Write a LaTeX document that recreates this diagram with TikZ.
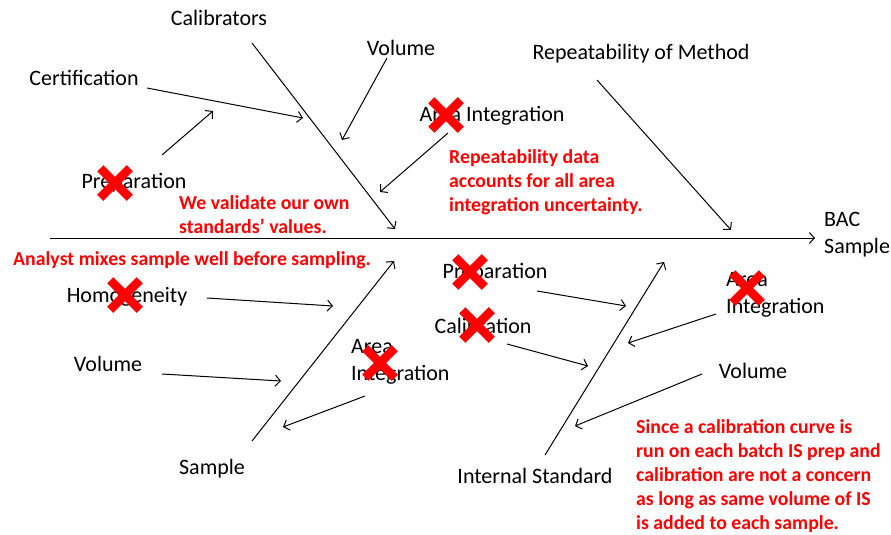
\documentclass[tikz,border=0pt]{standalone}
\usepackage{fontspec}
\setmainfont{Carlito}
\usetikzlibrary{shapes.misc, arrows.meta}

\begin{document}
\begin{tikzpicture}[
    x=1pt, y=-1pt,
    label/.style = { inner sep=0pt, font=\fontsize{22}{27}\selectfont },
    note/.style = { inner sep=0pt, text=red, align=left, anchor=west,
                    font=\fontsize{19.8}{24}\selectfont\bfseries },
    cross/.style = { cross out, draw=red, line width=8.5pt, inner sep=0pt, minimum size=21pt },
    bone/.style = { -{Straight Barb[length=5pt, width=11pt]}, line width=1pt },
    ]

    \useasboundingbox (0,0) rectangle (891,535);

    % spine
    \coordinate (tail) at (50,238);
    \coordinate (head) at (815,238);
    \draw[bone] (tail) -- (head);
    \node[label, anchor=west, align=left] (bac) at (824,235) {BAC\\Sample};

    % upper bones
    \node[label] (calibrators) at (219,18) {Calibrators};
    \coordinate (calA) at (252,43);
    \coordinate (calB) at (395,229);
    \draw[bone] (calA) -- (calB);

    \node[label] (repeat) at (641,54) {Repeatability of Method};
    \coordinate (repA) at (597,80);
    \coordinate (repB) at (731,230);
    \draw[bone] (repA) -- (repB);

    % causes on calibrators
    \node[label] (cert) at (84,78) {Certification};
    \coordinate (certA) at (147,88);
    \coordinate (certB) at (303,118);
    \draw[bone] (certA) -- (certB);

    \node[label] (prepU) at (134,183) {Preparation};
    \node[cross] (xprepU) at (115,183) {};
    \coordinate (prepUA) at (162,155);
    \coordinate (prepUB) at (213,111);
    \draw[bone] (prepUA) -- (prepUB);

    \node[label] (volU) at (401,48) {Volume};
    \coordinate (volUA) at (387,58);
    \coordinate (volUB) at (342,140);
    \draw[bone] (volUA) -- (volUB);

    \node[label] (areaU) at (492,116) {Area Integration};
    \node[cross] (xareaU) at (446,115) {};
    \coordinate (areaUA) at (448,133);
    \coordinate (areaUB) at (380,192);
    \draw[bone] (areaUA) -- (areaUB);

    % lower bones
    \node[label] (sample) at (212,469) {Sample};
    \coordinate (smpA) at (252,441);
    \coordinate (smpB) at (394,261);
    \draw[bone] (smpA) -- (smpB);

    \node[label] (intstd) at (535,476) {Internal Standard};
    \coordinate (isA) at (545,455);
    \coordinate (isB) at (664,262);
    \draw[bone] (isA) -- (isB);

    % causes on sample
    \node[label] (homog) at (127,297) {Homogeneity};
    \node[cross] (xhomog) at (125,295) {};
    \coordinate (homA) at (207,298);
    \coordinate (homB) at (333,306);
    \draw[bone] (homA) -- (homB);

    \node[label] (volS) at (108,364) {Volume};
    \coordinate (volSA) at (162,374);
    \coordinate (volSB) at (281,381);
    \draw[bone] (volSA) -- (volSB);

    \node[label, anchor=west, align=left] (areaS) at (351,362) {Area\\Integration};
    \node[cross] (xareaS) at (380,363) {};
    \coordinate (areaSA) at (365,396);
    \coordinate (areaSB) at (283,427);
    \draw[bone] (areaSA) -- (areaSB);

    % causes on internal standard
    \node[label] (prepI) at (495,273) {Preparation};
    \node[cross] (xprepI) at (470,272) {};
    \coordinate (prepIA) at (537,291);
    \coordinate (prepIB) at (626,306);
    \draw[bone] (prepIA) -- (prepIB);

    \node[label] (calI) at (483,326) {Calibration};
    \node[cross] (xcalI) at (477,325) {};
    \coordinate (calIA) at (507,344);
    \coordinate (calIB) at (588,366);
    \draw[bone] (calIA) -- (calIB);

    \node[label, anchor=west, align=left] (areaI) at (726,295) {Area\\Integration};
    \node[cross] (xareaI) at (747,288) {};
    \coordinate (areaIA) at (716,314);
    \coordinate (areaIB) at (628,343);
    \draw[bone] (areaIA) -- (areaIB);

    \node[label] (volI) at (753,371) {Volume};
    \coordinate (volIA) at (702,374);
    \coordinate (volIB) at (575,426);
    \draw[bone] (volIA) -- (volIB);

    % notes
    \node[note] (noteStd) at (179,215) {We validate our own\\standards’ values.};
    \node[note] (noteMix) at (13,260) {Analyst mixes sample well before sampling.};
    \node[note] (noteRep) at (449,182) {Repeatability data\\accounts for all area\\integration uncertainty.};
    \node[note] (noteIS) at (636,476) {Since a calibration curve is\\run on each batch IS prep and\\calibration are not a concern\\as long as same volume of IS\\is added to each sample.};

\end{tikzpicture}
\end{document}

###

**What the task requires:**
Transcribe all the data word for word; the images stay out.

**Result of the task:**
Write a LaTeX document that recreates this diagram with TikZ.
\documentclass[tikz,border=0pt]{standalone}
\usepackage{fontspec}
\setmainfont{Carlito}
\usetikzlibrary{shapes.misc, arrows.meta}

\begin{document}
\begin{tikzpicture}[
    x=1pt, y=-1pt,
    label/.style = { inner sep=0pt, font=\fontsize{22}{27}\selectfont },
    note/.style = { inner sep=0pt, text=red, align=left, anchor=west,
                    font=\fontsize{19.8}{24}\selectfont\bfseries },
    cross/.style = { cross out, draw=red, line width=8.5pt, inner sep=0pt, minimum size=21pt },
    bone/.style = { -{Straight Barb[length=5pt, width=11pt]}, line width=1pt },
    ]

    \useasboundingbox (0,0) rectangle (891,535);

    % spine
    \coordinate (tail) at (50,238);
    \coordinate (head) at (815,238);
    \draw[bone] (tail) -- (head);
    \node[label, anchor=west, align=left] (bac) at (824,235) {BAC\\Sample};

    % upper bones
    \node[label] (calibrators) at (219,18) {Calibrators};
    \coordinate (calA) at (252,43);
    \coordinate (calB) at (395,229);
    \draw[bone] (calA) -- (calB);

    \node[label] (repeat) at (641,54) {Repeatability of Method};
    \coordinate (repA) at (597,80);
    \coordinate (repB) at (731,230);
    \draw[bone] (repA) -- (repB);

    % causes on calibrators
    \node[label] (cert) at (84,78) {Certification};
    \coordinate (certA) at (147,88);
    \coordinate (certB) at (303,118);
    \draw[bone] (certA) -- (certB);

    \node[label] (prepU) at (134,183) {Preparation};
    \node[cross] (xprepU) at (115,183) {};
    \coordinate (prepUA) at (162,155);
    \coordinate (prepUB) at (213,111);
    \draw[bone] (prepUA) -- (prepUB);

    \node[label] (volU) at (401,48) {Volume};
    \coordinate (volUA) at (387,58);
    \coordinate (volUB) at (342,140);
    \draw[bone] (volUA) -- (volUB);

    \node[label] (areaU) at (492,116) {Area Integration};
    \node[cross] (xareaU) at (446,115) {};
    \coordinate (areaUA) at (448,133);
    \coordinate (areaUB) at (380,192);
    \draw[bone] (areaUA) -- (areaUB);

    % lower bones
    \node[label] (sample) at (212,469) {Sample};
    \coordinate (smpA) at (252,441);
    \coordinate (smpB) at (394,261);
    \draw[bone] (smpA) -- (smpB);

    \node[label] (intstd) at (535,476) {Internal Standard};
    \coordinate (isA) at (545,455);
    \coordinate (isB) at (664,262);
    \draw[bone] (isA) -- (isB);

    % causes on sample
    \node[label] (homog) at (127,297) {Homogeneity};
    \node[cross] (xhomog) at (125,295) {};
    \coordinate (homA) at (207,298);
    \coordinate (homB) at (333,306);
    \draw[bone] (homA) -- (homB);

    \node[label] (volS) at (108,364) {Volume};
    \coordinate (volSA) at (162,374);
    \coordinate (volSB) at (281,381);
    \draw[bone] (volSA) -- (volSB);

    \node[label, anchor=west, align=left] (areaS) at (351,362) {Area\\Integration};
    \node[cross] (xareaS) at (380,363) {};
    \coordinate (areaSA) at (365,396);
    \coordinate (areaSB) at (283,427);
    \draw[bone] (areaSA) -- (areaSB);

    % causes on internal standard
    \node[label] (prepI) at (495,273) {Preparation};
    \node[cross] (xprepI) at (470,272) {};
    \coordinate (prepIA) at (537,291);
    \coordinate (prepIB) at (626,306);
    \draw[bone] (prepIA) -- (prepIB);

    \node[label] (calI) at (483,326) {Calibration};
    \node[cross] (xcalI) at (477,325) {};
    \coordinate (calIA) at (507,344);
    \coordinate (calIB) at (588,366);
    \draw[bone] (calIA) -- (calIB);

    \node[label, anchor=west, align=left] (areaI) at (726,295) {Area\\Integration};
    \node[cross] (xareaI) at (747,288) {};
    \coordinate (areaIA) at (716,314);
    \coordinate (areaIB) at (628,343);
    \draw[bone] (areaIA) -- (areaIB);

    \node[label] (volI) at (753,371) {Volume};
    \coordinate (volIA) at (702,374);
    \coordinate (volIB) at (575,426);
    \draw[bone] (volIA) -- (volIB);

    % notes
    \node[note] (noteStd) at (179,215) {We validate our own\\standards’ values.};
    \node[note] (noteMix) at (13,260) {Analyst mixes sample well before sampling.};
    \node[note] (noteRep) at (449,182) {Repeatability data\\accounts for all area\\integration uncertainty.};
    \node[note] (noteIS) at (636,476) {Since a calibration curve is\\run on each batch IS prep and\\calibration are not a concern\\as long as same volume of IS\\is added to each sample.};

\end{tikzpicture}
\end{document}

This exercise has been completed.